[Begin]

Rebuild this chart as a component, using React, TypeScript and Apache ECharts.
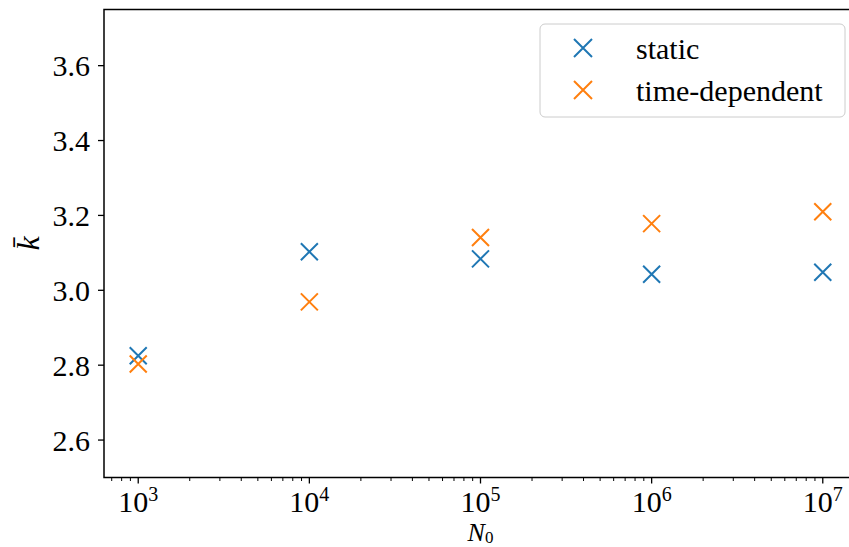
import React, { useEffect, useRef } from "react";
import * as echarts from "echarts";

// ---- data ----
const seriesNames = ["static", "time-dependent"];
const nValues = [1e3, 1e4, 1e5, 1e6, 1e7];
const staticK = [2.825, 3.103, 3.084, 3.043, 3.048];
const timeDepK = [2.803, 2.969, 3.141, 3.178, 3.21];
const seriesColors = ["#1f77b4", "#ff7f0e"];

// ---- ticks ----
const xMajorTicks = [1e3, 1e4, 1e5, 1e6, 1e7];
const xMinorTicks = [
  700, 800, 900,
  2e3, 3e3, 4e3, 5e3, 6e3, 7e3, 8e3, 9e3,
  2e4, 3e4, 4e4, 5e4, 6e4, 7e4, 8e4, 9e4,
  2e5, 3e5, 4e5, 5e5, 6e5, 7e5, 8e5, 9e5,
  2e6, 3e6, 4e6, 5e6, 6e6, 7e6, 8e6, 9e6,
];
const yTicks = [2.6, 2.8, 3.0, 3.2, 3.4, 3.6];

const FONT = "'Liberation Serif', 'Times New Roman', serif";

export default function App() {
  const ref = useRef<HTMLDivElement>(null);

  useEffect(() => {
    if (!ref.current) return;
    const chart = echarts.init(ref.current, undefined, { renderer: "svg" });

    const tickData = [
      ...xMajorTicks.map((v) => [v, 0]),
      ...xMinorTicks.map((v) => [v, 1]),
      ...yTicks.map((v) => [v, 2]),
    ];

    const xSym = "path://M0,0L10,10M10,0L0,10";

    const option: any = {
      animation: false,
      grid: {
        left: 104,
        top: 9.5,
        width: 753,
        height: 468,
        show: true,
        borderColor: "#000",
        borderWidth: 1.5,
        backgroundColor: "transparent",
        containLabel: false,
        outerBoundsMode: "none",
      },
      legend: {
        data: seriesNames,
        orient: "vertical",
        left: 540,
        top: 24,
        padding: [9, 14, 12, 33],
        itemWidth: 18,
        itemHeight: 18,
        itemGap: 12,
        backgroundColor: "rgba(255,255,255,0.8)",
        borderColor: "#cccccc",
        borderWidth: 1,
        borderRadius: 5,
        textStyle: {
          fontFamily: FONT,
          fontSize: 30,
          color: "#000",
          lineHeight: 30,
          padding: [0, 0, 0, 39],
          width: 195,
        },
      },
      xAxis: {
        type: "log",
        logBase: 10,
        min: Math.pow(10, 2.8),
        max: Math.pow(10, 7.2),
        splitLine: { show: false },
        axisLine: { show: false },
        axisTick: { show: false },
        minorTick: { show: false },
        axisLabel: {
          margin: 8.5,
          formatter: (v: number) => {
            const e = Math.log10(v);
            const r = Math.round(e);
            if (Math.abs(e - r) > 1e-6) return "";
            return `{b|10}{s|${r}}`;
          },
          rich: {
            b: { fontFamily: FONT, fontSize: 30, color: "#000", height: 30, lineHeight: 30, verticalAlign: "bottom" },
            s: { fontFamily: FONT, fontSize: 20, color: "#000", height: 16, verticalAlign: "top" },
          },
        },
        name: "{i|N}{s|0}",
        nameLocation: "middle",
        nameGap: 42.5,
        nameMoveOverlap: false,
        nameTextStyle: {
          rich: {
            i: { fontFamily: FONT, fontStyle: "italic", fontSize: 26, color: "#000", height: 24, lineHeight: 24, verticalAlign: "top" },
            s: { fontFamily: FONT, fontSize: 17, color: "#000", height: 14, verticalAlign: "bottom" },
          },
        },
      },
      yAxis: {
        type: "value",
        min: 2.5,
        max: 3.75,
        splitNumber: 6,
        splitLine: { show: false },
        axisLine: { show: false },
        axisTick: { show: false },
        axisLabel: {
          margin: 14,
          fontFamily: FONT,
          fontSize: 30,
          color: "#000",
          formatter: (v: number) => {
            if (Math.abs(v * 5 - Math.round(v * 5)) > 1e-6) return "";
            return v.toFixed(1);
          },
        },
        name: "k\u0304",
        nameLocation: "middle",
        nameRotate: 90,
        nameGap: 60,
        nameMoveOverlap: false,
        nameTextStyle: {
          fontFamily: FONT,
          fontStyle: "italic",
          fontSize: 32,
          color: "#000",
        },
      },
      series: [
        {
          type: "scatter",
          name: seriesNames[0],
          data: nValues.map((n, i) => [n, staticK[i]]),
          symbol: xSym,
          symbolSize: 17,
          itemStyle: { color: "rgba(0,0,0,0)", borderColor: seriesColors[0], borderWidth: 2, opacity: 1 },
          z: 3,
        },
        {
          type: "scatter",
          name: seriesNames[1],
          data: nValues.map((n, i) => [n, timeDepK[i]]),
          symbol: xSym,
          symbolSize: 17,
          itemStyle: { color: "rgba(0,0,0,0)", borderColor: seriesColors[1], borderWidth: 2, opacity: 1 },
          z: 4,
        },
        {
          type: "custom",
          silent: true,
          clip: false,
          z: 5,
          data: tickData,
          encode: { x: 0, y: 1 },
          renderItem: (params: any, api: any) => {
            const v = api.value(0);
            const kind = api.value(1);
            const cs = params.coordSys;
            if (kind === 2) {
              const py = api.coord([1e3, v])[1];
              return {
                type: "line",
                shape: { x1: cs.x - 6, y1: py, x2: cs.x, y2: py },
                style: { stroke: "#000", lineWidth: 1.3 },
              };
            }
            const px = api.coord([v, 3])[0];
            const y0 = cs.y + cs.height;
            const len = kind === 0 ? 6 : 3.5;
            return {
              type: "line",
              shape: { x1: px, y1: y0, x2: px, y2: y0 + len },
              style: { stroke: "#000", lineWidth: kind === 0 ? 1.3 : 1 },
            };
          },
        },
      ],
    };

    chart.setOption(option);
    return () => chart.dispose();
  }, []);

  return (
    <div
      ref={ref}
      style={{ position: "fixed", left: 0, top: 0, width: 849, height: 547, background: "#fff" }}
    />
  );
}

[End]

### PROBLEM TO SOLVE
Return the full material word for word. Do not include the pictures.

### TASK OUTPUT
Rebuild this chart as a component, using React, TypeScript and Apache ECharts.
import React, { useEffect, useRef } from "react";
import * as echarts from "echarts";

// ---- data ----
const seriesNames = ["static", "time-dependent"];
const nValues = [1e3, 1e4, 1e5, 1e6, 1e7];
const staticK = [2.825, 3.103, 3.084, 3.043, 3.048];
const timeDepK = [2.803, 2.969, 3.141, 3.178, 3.21];
const seriesColors = ["#1f77b4", "#ff7f0e"];

// ---- ticks ----
const xMajorTicks = [1e3, 1e4, 1e5, 1e6, 1e7];
const xMinorTicks = [
  700, 800, 900,
  2e3, 3e3, 4e3, 5e3, 6e3, 7e3, 8e3, 9e3,
  2e4, 3e4, 4e4, 5e4, 6e4, 7e4, 8e4, 9e4,
  2e5, 3e5, 4e5, 5e5, 6e5, 7e5, 8e5, 9e5,
  2e6, 3e6, 4e6, 5e6, 6e6, 7e6, 8e6, 9e6,
];
const yTicks = [2.6, 2.8, 3.0, 3.2, 3.4, 3.6];

const FONT = "'Liberation Serif', 'Times New Roman', serif";

export default function App() {
  const ref = useRef<HTMLDivElement>(null);

  useEffect(() => {
    if (!ref.current) return;
    const chart = echarts.init(ref.current, undefined, { renderer: "svg" });

    const tickData = [
      ...xMajorTicks.map((v) => [v, 0]),
      ...xMinorTicks.map((v) => [v, 1]),
      ...yTicks.map((v) => [v, 2]),
    ];

    const xSym = "path://M0,0L10,10M10,0L0,10";

    const option: any = {
      animation: false,
      grid: {
        left: 104,
        top: 9.5,
        width: 753,
        height: 468,
        show: true,
        borderColor: "#000",
        borderWidth: 1.5,
        backgroundColor: "transparent",
        containLabel: false,
        outerBoundsMode: "none",
      },
      legend: {
        data: seriesNames,
        orient: "vertical",
        left: 540,
        top: 24,
        padding: [9, 14, 12, 33],
        itemWidth: 18,
        itemHeight: 18,
        itemGap: 12,
        backgroundColor: "rgba(255,255,255,0.8)",
        borderColor: "#cccccc",
        borderWidth: 1,
        borderRadius: 5,
        textStyle: {
          fontFamily: FONT,
          fontSize: 30,
          color: "#000",
          lineHeight: 30,
          padding: [0, 0, 0, 39],
          width: 195,
        },
      },
      xAxis: {
        type: "log",
        logBase: 10,
        min: Math.pow(10, 2.8),
        max: Math.pow(10, 7.2),
        splitLine: { show: false },
        axisLine: { show: false },
        axisTick: { show: false },
        minorTick: { show: false },
        axisLabel: {
          margin: 8.5,
          formatter: (v: number) => {
            const e = Math.log10(v);
            const r = Math.round(e);
            if (Math.abs(e - r) > 1e-6) return "";
            return `{b|10}{s|${r}}`;
          },
          rich: {
            b: { fontFamily: FONT, fontSize: 30, color: "#000", height: 30, lineHeight: 30, verticalAlign: "bottom" },
            s: { fontFamily: FONT, fontSize: 20, color: "#000", height: 16, verticalAlign: "top" },
          },
        },
        name: "{i|N}{s|0}",
        nameLocation: "middle",
        nameGap: 42.5,
        nameMoveOverlap: false,
        nameTextStyle: {
          rich: {
            i: { fontFamily: FONT, fontStyle: "italic", fontSize: 26, color: "#000", height: 24, lineHeight: 24, verticalAlign: "top" },
            s: { fontFamily: FONT, fontSize: 17, color: "#000", height: 14, verticalAlign: "bottom" },
          },
        },
      },
      yAxis: {
        type: "value",
        min: 2.5,
        max: 3.75,
        splitNumber: 6,
        splitLine: { show: false },
        axisLine: { show: false },
        axisTick: { show: false },
        axisLabel: {
          margin: 14,
          fontFamily: FONT,
          fontSize: 30,
          color: "#000",
          formatter: (v: number) => {
            if (Math.abs(v * 5 - Math.round(v * 5)) > 1e-6) return "";
            return v.toFixed(1);
          },
        },
        name: "k\u0304",
        nameLocation: "middle",
        nameRotate: 90,
        nameGap: 60,
        nameMoveOverlap: false,
        nameTextStyle: {
          fontFamily: FONT,
          fontStyle: "italic",
          fontSize: 32,
          color: "#000",
        },
      },
      series: [
        {
          type: "scatter",
          name: seriesNames[0],
          data: nValues.map((n, i) => [n, staticK[i]]),
          symbol: xSym,
          symbolSize: 17,
          itemStyle: { color: "rgba(0,0,0,0)", borderColor: seriesColors[0], borderWidth: 2, opacity: 1 },
          z: 3,
        },
        {
          type: "scatter",
          name: seriesNames[1],
          data: nValues.map((n, i) => [n, timeDepK[i]]),
          symbol: xSym,
          symbolSize: 17,
          itemStyle: { color: "rgba(0,0,0,0)", borderColor: seriesColors[1], borderWidth: 2, opacity: 1 },
          z: 4,
        },
        {
          type: "custom",
          silent: true,
          clip: false,
          z: 5,
          data: tickData,
          encode: { x: 0, y: 1 },
          renderItem: (params: any, api: any) => {
            const v = api.value(0);
            const kind = api.value(1);
            const cs = params.coordSys;
            if (kind === 2) {
              const py = api.coord([1e3, v])[1];
              return {
                type: "line",
                shape: { x1: cs.x - 6, y1: py, x2: cs.x, y2: py },
                style: { stroke: "#000", lineWidth: 1.3 },
              };
            }
            const px = api.coord([v, 3])[0];
            const y0 = cs.y + cs.height;
            const len = kind === 0 ? 6 : 3.5;
            return {
              type: "line",
              shape: { x1: px, y1: y0, x2: px, y2: y0 + len },
              style: { stroke: "#000", lineWidth: kind === 0 ? 1.3 : 1 },
            };
          },
        },
      ],
    };

    chart.setOption(option);
    return () => chart.dispose();
  }, []);

  return (
    <div
      ref={ref}
      style={{ position: "fixed", left: 0, top: 0, width: 849, height: 547, background: "#fff" }}
    />
  );
}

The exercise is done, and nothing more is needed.